- Job
Can you copy out the data exactly? Leave the images out.

- Stored data
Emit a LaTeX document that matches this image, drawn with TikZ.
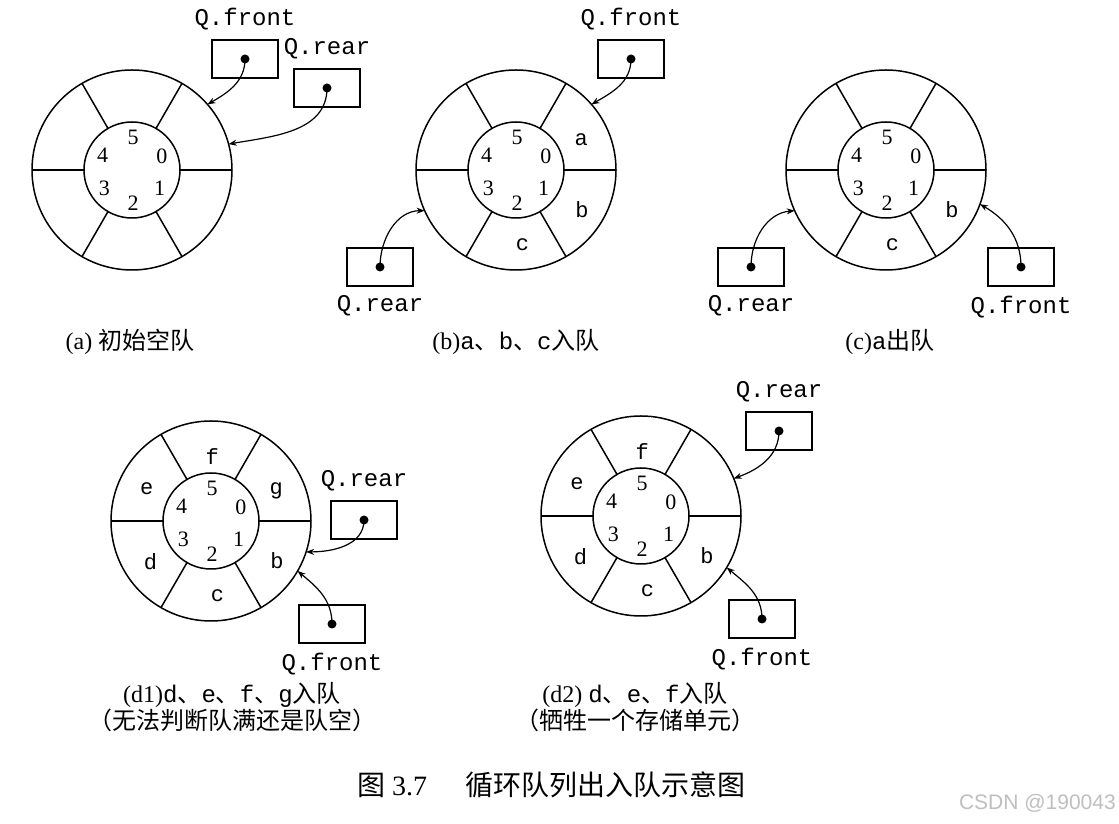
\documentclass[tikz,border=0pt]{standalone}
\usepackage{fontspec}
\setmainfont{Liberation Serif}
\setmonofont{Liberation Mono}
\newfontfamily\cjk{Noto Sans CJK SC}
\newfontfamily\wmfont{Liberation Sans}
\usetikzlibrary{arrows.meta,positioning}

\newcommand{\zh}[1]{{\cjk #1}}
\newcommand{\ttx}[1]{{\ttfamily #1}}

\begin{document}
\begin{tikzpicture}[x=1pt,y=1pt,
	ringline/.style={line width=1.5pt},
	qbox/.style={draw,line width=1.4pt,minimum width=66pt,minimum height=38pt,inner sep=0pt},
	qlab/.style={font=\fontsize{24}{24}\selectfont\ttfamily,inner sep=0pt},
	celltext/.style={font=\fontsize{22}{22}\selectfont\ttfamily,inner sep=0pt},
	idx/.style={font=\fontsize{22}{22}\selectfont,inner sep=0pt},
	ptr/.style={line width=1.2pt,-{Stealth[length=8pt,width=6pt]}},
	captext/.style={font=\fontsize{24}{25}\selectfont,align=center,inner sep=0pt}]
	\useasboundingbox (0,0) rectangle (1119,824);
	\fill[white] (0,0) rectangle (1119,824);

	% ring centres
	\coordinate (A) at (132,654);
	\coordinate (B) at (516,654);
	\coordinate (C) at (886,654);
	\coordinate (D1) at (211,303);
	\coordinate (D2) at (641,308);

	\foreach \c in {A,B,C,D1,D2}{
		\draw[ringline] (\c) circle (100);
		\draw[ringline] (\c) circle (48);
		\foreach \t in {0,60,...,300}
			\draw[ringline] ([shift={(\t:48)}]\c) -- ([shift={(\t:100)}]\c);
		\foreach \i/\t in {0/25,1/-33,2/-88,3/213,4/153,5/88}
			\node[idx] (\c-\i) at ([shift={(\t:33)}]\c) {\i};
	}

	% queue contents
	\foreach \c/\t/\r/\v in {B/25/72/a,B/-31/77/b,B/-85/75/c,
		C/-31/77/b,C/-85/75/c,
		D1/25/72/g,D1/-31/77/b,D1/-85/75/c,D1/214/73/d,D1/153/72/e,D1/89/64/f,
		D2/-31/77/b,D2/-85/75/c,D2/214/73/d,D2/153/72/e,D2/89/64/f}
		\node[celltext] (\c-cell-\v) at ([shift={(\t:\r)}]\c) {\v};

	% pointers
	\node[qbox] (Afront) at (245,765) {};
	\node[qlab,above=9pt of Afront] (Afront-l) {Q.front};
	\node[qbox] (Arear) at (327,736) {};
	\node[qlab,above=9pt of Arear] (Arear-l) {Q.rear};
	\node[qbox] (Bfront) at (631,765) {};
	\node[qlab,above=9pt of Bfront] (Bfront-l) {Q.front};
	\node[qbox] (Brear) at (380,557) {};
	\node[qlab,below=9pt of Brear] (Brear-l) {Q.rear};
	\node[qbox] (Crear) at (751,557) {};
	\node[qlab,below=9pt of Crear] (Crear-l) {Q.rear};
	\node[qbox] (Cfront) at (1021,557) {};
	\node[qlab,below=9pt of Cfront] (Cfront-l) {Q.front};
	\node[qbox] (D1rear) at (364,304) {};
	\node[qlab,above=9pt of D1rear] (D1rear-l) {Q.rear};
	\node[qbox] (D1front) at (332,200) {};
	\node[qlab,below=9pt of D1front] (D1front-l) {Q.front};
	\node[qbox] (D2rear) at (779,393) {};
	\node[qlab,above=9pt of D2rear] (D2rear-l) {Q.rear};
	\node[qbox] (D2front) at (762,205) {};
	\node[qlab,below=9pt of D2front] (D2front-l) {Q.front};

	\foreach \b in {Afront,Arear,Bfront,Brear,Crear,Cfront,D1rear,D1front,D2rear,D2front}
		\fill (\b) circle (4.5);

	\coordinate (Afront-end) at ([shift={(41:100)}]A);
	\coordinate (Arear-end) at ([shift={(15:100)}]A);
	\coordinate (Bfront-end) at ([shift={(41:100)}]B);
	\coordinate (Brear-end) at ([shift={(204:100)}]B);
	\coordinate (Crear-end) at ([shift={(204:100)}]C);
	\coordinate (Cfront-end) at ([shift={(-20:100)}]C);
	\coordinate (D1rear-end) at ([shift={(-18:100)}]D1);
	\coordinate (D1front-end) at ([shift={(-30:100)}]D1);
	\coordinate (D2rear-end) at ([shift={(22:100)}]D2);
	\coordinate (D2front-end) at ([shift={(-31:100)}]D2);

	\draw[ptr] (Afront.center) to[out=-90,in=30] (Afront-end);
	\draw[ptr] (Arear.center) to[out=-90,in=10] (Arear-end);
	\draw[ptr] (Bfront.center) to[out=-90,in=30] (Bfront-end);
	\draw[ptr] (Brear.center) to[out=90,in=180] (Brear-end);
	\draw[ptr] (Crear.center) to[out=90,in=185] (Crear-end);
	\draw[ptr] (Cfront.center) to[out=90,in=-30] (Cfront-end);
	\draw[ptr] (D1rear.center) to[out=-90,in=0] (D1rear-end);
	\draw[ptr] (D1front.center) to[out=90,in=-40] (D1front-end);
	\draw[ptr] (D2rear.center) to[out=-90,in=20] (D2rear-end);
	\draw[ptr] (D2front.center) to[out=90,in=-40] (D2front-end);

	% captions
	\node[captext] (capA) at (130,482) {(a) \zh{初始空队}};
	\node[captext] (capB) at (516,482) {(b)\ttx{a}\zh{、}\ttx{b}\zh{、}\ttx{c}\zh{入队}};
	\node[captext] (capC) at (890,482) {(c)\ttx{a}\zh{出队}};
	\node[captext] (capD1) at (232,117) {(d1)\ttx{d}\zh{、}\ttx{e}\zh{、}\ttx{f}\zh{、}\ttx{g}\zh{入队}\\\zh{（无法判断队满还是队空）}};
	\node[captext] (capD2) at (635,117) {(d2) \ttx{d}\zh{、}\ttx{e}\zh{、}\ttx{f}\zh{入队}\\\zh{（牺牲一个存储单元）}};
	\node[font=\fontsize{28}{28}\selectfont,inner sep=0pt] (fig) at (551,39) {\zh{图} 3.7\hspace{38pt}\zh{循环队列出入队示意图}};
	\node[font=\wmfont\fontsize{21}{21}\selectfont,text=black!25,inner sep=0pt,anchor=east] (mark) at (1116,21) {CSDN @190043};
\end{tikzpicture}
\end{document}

- Result of this task
Emit a LaTeX document that matches this image, drawn with TikZ.
\documentclass[tikz,border=0pt]{standalone}
\usepackage{fontspec}
\setmainfont{Liberation Serif}
\setmonofont{Liberation Mono}
\newfontfamily\cjk{Noto Sans CJK SC}
\newfontfamily\wmfont{Liberation Sans}
\usetikzlibrary{arrows.meta,positioning}

\newcommand{\zh}[1]{{\cjk #1}}
\newcommand{\ttx}[1]{{\ttfamily #1}}

\begin{document}
\begin{tikzpicture}[x=1pt,y=1pt,
	ringline/.style={line width=1.5pt},
	qbox/.style={draw,line width=1.4pt,minimum width=66pt,minimum height=38pt,inner sep=0pt},
	qlab/.style={font=\fontsize{24}{24}\selectfont\ttfamily,inner sep=0pt},
	celltext/.style={font=\fontsize{22}{22}\selectfont\ttfamily,inner sep=0pt},
	idx/.style={font=\fontsize{22}{22}\selectfont,inner sep=0pt},
	ptr/.style={line width=1.2pt,-{Stealth[length=8pt,width=6pt]}},
	captext/.style={font=\fontsize{24}{25}\selectfont,align=center,inner sep=0pt}]
	\useasboundingbox (0,0) rectangle (1119,824);
	\fill[white] (0,0) rectangle (1119,824);

	% ring centres
	\coordinate (A) at (132,654);
	\coordinate (B) at (516,654);
	\coordinate (C) at (886,654);
	\coordinate (D1) at (211,303);
	\coordinate (D2) at (641,308);

	\foreach \c in {A,B,C,D1,D2}{
		\draw[ringline] (\c) circle (100);
		\draw[ringline] (\c) circle (48);
		\foreach \t in {0,60,...,300}
			\draw[ringline] ([shift={(\t:48)}]\c) -- ([shift={(\t:100)}]\c);
		\foreach \i/\t in {0/25,1/-33,2/-88,3/213,4/153,5/88}
			\node[idx] (\c-\i) at ([shift={(\t:33)}]\c) {\i};
	}

	% queue contents
	\foreach \c/\t/\r/\v in {B/25/72/a,B/-31/77/b,B/-85/75/c,
		C/-31/77/b,C/-85/75/c,
		D1/25/72/g,D1/-31/77/b,D1/-85/75/c,D1/214/73/d,D1/153/72/e,D1/89/64/f,
		D2/-31/77/b,D2/-85/75/c,D2/214/73/d,D2/153/72/e,D2/89/64/f}
		\node[celltext] (\c-cell-\v) at ([shift={(\t:\r)}]\c) {\v};

	% pointers
	\node[qbox] (Afront) at (245,765) {};
	\node[qlab,above=9pt of Afront] (Afront-l) {Q.front};
	\node[qbox] (Arear) at (327,736) {};
	\node[qlab,above=9pt of Arear] (Arear-l) {Q.rear};
	\node[qbox] (Bfront) at (631,765) {};
	\node[qlab,above=9pt of Bfront] (Bfront-l) {Q.front};
	\node[qbox] (Brear) at (380,557) {};
	\node[qlab,below=9pt of Brear] (Brear-l) {Q.rear};
	\node[qbox] (Crear) at (751,557) {};
	\node[qlab,below=9pt of Crear] (Crear-l) {Q.rear};
	\node[qbox] (Cfront) at (1021,557) {};
	\node[qlab,below=9pt of Cfront] (Cfront-l) {Q.front};
	\node[qbox] (D1rear) at (364,304) {};
	\node[qlab,above=9pt of D1rear] (D1rear-l) {Q.rear};
	\node[qbox] (D1front) at (332,200) {};
	\node[qlab,below=9pt of D1front] (D1front-l) {Q.front};
	\node[qbox] (D2rear) at (779,393) {};
	\node[qlab,above=9pt of D2rear] (D2rear-l) {Q.rear};
	\node[qbox] (D2front) at (762,205) {};
	\node[qlab,below=9pt of D2front] (D2front-l) {Q.front};

	\foreach \b in {Afront,Arear,Bfront,Brear,Crear,Cfront,D1rear,D1front,D2rear,D2front}
		\fill (\b) circle (4.5);

	\coordinate (Afront-end) at ([shift={(41:100)}]A);
	\coordinate (Arear-end) at ([shift={(15:100)}]A);
	\coordinate (Bfront-end) at ([shift={(41:100)}]B);
	\coordinate (Brear-end) at ([shift={(204:100)}]B);
	\coordinate (Crear-end) at ([shift={(204:100)}]C);
	\coordinate (Cfront-end) at ([shift={(-20:100)}]C);
	\coordinate (D1rear-end) at ([shift={(-18:100)}]D1);
	\coordinate (D1front-end) at ([shift={(-30:100)}]D1);
	\coordinate (D2rear-end) at ([shift={(22:100)}]D2);
	\coordinate (D2front-end) at ([shift={(-31:100)}]D2);

	\draw[ptr] (Afront.center) to[out=-90,in=30] (Afront-end);
	\draw[ptr] (Arear.center) to[out=-90,in=10] (Arear-end);
	\draw[ptr] (Bfront.center) to[out=-90,in=30] (Bfront-end);
	\draw[ptr] (Brear.center) to[out=90,in=180] (Brear-end);
	\draw[ptr] (Crear.center) to[out=90,in=185] (Crear-end);
	\draw[ptr] (Cfront.center) to[out=90,in=-30] (Cfront-end);
	\draw[ptr] (D1rear.center) to[out=-90,in=0] (D1rear-end);
	\draw[ptr] (D1front.center) to[out=90,in=-40] (D1front-end);
	\draw[ptr] (D2rear.center) to[out=-90,in=20] (D2rear-end);
	\draw[ptr] (D2front.center) to[out=90,in=-40] (D2front-end);

	% captions
	\node[captext] (capA) at (130,482) {(a) \zh{初始空队}};
	\node[captext] (capB) at (516,482) {(b)\ttx{a}\zh{、}\ttx{b}\zh{、}\ttx{c}\zh{入队}};
	\node[captext] (capC) at (890,482) {(c)\ttx{a}\zh{出队}};
	\node[captext] (capD1) at (232,117) {(d1)\ttx{d}\zh{、}\ttx{e}\zh{、}\ttx{f}\zh{、}\ttx{g}\zh{入队}\\\zh{（无法判断队满还是队空）}};
	\node[captext] (capD2) at (635,117) {(d2) \ttx{d}\zh{、}\ttx{e}\zh{、}\ttx{f}\zh{入队}\\\zh{（牺牲一个存储单元）}};
	\node[font=\fontsize{28}{28}\selectfont,inner sep=0pt] (fig) at (551,39) {\zh{图} 3.7\hspace{38pt}\zh{循环队列出入队示意图}};
	\node[font=\wmfont\fontsize{21}{21}\selectfont,text=black!25,inner sep=0pt,anchor=east] (mark) at (1116,21) {CSDN @190043};
\end{tikzpicture}
\end{document}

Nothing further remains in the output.